Wholesale prices have been set at £9.95 plus VAT per month, and that’s the rental cost for both the standard and premium tiers of the G.fast pilot (the basic plan has a download and upload speed of 160Mbps and 30Mbps respectively, with the faster connection running at the maximum 330Mbps and 50Mbps).
As ISP Review – which spotted this development – notes, obviously these two plans won’t carry the same pricing when it comes to the full launch, but this is likely representative of what the standard tariff will eventually be.

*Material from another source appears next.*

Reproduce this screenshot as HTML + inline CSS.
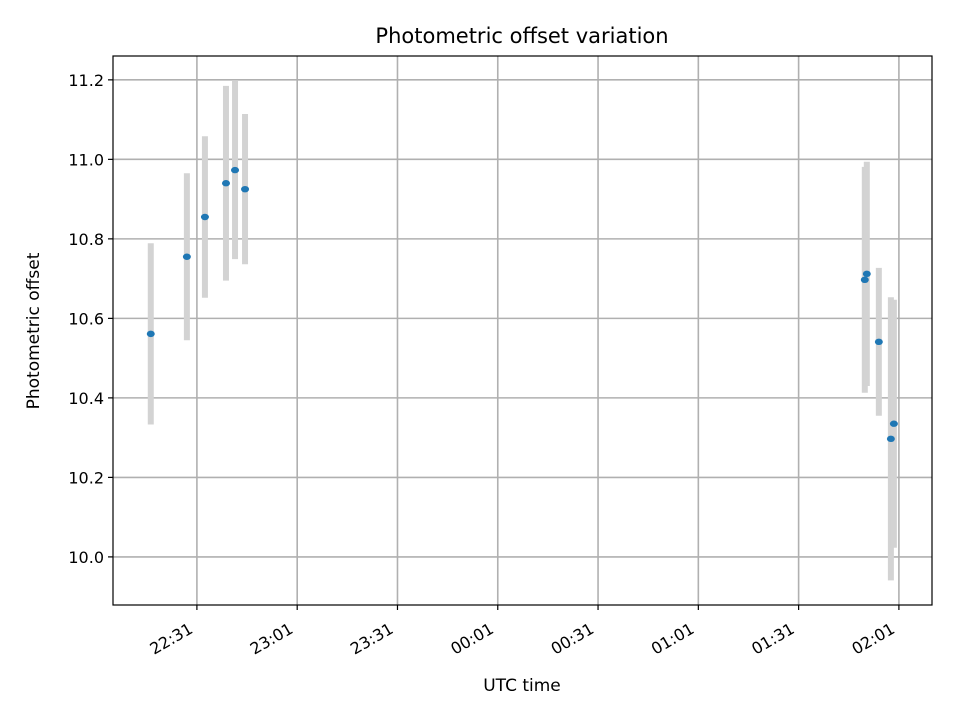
<!DOCTYPE html>
<html><head><meta charset="utf-8"><style>
body{margin:0;background:#fff}
text{font-family:"DejaVu Sans","Liberation Sans",sans-serif;fill:#000}
</style></head><body>
<svg id="chart" width="960" height="720" xmlns="http://www.w3.org/2000/svg">
<rect width="960" height="720" fill="#fff"/>
<g id="grid"></g>
<g id="bars"></g>
<g id="pts"></g>
<rect x="113" y="56" width="819" height="549" fill="none" stroke="#000" stroke-width="1.2"/>
<g id="axes"></g>
<text x="522" y="43" font-size="21" text-anchor="middle">Photometric offset variation</text>
<text x="522" y="691" font-size="17" text-anchor="middle">UTC time</text>
<text transform="translate(39,331) rotate(-90)" font-size="17" text-anchor="middle">Photometric offset</text>
</svg>
<script>
// minutes after 22:00 UTC
const times = [17.2, 28.0, 33.4, 39.7, 42.4, 45.4, 230.8, 231.4, 235.0, 238.6, 239.5];
const offsets = [10.561, 10.755, 10.855, 10.94, 10.973, 10.925, 10.697, 10.712, 10.541, 10.297, 10.335];
const errors = [0.228, 0.21, 0.203, 0.245, 0.224, 0.189, 0.284, 0.282, 0.186, 0.356, 0.312];
const xTicks = [31, 61, 91, 121, 151, 181, 211, 241];
const xTickLabels = ["22:31", "23:01", "23:31", "00:01", "00:31", "01:01", "01:31", "02:01"];
const yTicks = [10.0, 10.2, 10.4, 10.6, 10.8, 11.0, 11.2];

const X0=113,X1=932,Y0=56,Y1=605;
const xMin=5.9,xMax=250.9,yMin=9.879,yMax=11.26;
const sx=v=>X0+(v-xMin)/(xMax-xMin)*(X1-X0);
const sy=v=>Y1-(v-yMin)/(yMax-yMin)*(Y1-Y0);
const NS="http://www.w3.org/2000/svg";
function mk(tag,attrs,parent){const e=document.createElementNS(NS,tag);for(const k in attrs)e.setAttribute(k,attrs[k]);parent.appendChild(e);return e;}
const grid=document.getElementById('grid'),axes=document.getElementById('axes'),bars=document.getElementById('bars'),pts=document.getElementById('pts');
xTicks.forEach((t,i)=>{
  const x=sx(t);
  const g=mk('line',{x1:x,x2:x,y1:Y0,y2:Y1,stroke:'#b0b0b0','stroke-width':1.6},grid);
  
  
  const tk=mk('line',{x1:x,x2:x,y1:Y1,y2:Y1+5,stroke:'#000','stroke-width':1.2},axes);
  
  
  const tx=mk('text',{x:0,y:0,'font-size':16,'text-anchor':'end',transform:`translate(${x-3},${Y1+27}) rotate(-30)`},axes);
  tx.textContent=xTickLabels[i];
  
  
});
yTicks.forEach(t=>{
  const y=sy(t);
  const g=mk('line',{x1:X0,x2:X1,y1:y,y2:y,stroke:'#b0b0b0','stroke-width':1.6},grid);
  
  
  const tk=mk('line',{x1:X0-5,x2:X0,y1:y,y2:y,stroke:'#000','stroke-width':1.2},axes);
  
  
  const tx=mk('text',{x:X0-9,y:y+6,'font-size':16,'text-anchor':'end'},axes);
  tx.textContent=t.toFixed(1);
  
  
});
times.forEach((t,i)=>{
  const x=sx(t);
  const b=mk('line',{x1:x,x2:x,y1:sy(offsets[i]+errors[i]),y2:sy(offsets[i]-errors[i]),stroke:'#d3d3d3','stroke-width':6},bars);
  
  
  const c=mk('ellipse',{cx:x,cy:sy(offsets[i]),rx:4,ry:3.2,fill:'#1f77b4'},pts);
  
  
});
</script>
</body></html>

So, looking at current wholesale prices, this puts G.fast at not much more than the top-end FTTC connection (80Mbps), but of course ISPs are going to add a considerable extra premium for speeds of up to 160Mbps, as this is twice as fast as FTTC.
How much more?
As ISP Review further theorises, that means we could be looking at a £10 per month hike over existing FTTC 80Mbps plan charges, although we wouldn’t be surprised if it was more than this to begin with while the tech is new, to the tune of around £15 added on – or perhaps even pushing further.
As ever, it will of course vary from ISP to ISP, and service providers will have to strike a fine balance between getting enough revenue from the service, while not discouraging adoption.

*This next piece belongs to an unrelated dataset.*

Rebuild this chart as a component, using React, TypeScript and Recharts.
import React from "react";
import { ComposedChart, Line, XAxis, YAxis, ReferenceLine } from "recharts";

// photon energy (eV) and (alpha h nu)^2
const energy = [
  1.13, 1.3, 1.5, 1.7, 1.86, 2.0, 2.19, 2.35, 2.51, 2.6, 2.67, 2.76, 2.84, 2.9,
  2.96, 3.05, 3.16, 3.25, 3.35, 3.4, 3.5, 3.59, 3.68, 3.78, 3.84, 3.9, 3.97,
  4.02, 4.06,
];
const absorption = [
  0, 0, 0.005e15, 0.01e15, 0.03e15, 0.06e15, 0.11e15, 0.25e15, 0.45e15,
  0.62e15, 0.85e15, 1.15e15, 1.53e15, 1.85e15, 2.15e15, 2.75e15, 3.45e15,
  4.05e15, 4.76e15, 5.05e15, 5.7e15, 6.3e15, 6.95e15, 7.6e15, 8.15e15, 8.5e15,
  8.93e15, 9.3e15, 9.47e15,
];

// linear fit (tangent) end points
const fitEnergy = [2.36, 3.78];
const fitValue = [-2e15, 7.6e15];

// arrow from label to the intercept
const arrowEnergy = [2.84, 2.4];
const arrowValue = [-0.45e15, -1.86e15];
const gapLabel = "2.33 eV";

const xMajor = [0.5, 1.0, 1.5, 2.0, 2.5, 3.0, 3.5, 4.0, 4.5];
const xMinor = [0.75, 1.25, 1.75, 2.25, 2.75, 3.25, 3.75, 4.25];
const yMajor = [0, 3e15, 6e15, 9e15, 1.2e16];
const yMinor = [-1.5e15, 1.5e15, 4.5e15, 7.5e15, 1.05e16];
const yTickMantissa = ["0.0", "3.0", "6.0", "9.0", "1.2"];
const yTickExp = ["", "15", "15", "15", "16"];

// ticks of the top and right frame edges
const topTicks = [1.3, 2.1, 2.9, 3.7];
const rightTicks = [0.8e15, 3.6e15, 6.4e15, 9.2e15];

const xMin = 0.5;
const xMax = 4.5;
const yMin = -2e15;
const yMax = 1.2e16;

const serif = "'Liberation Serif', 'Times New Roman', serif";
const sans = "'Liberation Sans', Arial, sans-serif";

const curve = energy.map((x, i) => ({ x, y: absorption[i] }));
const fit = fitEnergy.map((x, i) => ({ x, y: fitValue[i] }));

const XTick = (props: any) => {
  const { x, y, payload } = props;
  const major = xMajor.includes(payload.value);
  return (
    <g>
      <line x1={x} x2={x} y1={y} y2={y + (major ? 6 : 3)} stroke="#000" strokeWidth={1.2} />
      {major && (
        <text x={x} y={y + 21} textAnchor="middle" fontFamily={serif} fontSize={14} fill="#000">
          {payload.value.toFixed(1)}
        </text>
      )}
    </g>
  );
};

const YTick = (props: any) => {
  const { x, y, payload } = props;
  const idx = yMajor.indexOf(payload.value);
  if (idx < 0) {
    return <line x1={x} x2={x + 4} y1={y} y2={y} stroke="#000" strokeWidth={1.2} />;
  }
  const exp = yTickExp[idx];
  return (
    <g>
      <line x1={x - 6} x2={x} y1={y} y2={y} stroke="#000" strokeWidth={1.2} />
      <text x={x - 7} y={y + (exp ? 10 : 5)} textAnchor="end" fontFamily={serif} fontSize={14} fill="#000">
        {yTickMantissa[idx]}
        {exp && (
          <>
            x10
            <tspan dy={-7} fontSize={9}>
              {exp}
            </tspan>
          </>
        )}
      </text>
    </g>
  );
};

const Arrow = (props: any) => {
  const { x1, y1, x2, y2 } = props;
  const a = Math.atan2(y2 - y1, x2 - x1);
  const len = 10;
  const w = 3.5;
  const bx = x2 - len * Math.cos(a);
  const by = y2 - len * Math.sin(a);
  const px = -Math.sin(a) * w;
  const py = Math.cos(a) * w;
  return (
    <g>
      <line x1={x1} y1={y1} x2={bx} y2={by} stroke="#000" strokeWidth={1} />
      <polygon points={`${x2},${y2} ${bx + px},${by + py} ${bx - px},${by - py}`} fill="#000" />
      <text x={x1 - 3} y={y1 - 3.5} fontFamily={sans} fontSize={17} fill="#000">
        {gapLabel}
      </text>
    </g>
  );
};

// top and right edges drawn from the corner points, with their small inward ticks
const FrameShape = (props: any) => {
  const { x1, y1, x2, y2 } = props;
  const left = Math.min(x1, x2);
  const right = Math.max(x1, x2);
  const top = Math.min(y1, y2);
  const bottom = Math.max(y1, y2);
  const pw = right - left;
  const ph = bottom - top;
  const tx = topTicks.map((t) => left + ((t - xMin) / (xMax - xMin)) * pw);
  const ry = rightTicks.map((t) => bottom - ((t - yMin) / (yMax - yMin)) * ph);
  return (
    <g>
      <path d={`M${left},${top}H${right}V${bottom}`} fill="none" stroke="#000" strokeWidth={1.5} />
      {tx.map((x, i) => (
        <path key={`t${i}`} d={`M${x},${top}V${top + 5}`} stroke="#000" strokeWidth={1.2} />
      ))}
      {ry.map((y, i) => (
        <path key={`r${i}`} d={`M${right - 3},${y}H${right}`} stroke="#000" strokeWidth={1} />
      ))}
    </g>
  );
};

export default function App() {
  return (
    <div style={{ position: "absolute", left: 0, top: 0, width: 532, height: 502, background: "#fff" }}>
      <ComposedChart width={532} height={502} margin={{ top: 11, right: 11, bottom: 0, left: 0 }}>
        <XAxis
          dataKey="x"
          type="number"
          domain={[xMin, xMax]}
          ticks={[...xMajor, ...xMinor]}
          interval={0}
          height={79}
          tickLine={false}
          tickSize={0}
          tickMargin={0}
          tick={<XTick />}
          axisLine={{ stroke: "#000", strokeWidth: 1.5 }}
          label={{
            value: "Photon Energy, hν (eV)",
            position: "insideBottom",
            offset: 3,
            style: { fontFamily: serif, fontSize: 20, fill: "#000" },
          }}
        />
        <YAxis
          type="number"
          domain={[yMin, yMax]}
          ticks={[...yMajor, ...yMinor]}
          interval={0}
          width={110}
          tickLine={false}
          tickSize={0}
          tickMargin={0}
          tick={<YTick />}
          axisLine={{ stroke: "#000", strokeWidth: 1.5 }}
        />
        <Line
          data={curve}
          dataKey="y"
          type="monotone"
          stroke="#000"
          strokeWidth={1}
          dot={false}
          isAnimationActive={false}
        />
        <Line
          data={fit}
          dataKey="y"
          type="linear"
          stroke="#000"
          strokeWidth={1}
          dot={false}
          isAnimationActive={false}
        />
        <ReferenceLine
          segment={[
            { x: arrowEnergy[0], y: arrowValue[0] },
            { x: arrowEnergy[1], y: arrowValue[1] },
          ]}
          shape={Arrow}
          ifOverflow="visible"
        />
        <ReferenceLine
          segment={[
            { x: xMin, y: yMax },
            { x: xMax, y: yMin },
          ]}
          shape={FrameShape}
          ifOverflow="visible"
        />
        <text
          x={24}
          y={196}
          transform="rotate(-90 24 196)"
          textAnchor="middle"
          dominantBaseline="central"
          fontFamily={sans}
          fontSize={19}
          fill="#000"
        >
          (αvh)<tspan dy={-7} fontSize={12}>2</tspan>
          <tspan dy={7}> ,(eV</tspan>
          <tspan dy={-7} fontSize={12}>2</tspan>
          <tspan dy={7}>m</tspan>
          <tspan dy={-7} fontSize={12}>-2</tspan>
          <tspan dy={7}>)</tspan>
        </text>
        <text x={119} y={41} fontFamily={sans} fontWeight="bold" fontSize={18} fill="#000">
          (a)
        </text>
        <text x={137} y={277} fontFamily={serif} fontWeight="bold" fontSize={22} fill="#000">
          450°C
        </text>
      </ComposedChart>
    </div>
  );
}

BT’s G.fast tech is one prong of its rollout of ‘ultrafast’ (as opposed to superfast) broadband expected to reach around 12 million premises in the UK by the close of the decade.
G.fast essentially supercharges existing FTTC infrastructure, allowing for much greater speeds along the last section of phone line, which runs from the fibre cabinet to the home (or business premise). The downside is that it’s still subject to degradation over distance, as with any broadband over copper wire – meaning that if you’re a long way from your cabinet, speeds may drop off considerably.
The other prong of BT’s ultrafast rollout is FTTP which runs fibre directly to the premise, doing away with the phone line entirely.